State the count of lines below in which the word "chart" appears, and add nothing.

_The records_:
>>

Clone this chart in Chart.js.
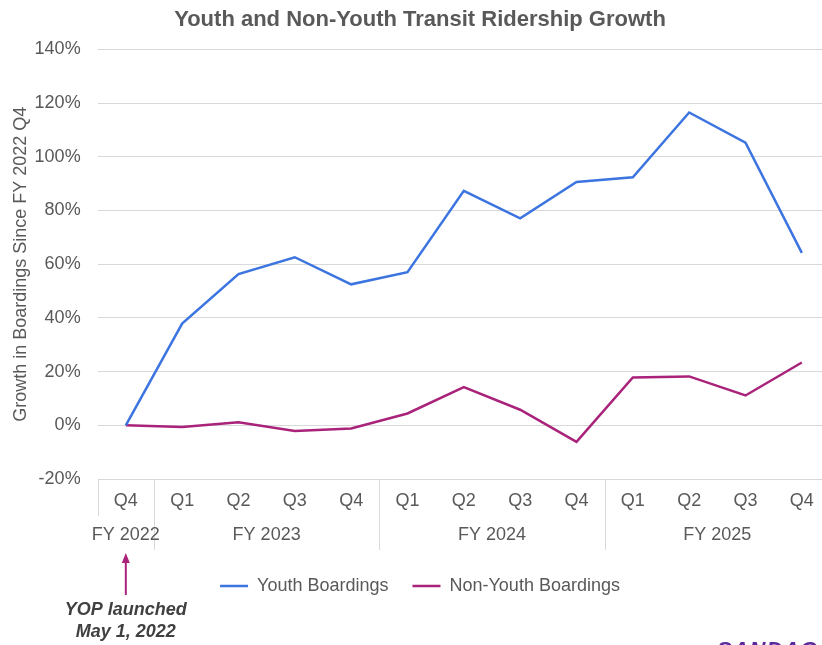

<<
>>

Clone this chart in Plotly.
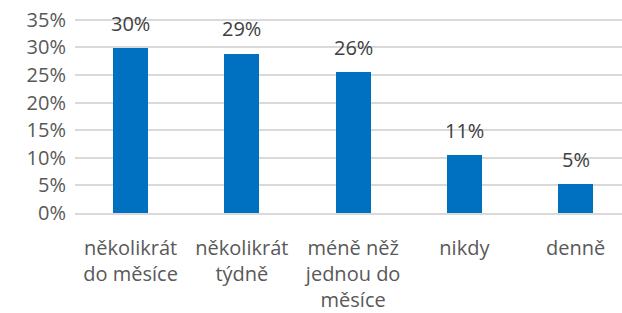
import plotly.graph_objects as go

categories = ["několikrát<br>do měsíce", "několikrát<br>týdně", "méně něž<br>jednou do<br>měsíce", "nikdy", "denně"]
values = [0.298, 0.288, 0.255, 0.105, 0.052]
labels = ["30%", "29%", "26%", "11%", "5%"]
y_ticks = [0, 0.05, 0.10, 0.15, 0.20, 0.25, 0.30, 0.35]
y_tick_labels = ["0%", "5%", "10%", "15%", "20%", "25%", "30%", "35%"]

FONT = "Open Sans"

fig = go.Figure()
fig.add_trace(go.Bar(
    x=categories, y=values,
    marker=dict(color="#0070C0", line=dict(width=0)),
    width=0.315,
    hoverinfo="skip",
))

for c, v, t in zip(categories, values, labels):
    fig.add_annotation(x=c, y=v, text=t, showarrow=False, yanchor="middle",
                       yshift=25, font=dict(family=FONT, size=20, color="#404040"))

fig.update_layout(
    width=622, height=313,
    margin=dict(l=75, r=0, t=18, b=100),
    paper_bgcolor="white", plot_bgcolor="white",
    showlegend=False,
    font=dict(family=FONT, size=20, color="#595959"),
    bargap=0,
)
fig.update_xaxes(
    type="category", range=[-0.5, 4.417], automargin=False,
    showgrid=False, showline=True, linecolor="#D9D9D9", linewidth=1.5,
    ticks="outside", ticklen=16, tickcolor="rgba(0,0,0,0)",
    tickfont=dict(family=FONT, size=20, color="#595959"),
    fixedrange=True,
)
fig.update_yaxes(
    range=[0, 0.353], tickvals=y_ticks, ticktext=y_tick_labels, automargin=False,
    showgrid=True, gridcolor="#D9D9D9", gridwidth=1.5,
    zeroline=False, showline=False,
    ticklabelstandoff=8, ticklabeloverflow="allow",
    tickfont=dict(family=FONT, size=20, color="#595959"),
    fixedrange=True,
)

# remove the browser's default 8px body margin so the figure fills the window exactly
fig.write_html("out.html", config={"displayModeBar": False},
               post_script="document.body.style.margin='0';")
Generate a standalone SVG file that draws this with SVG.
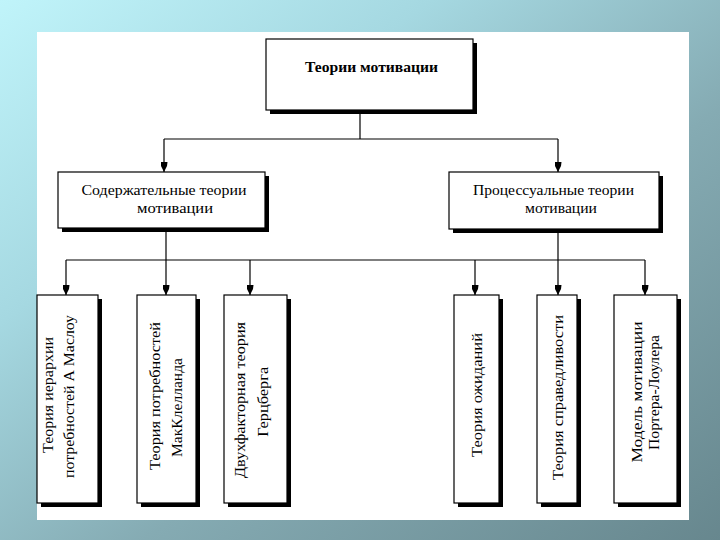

<<

_Exercise output_: 2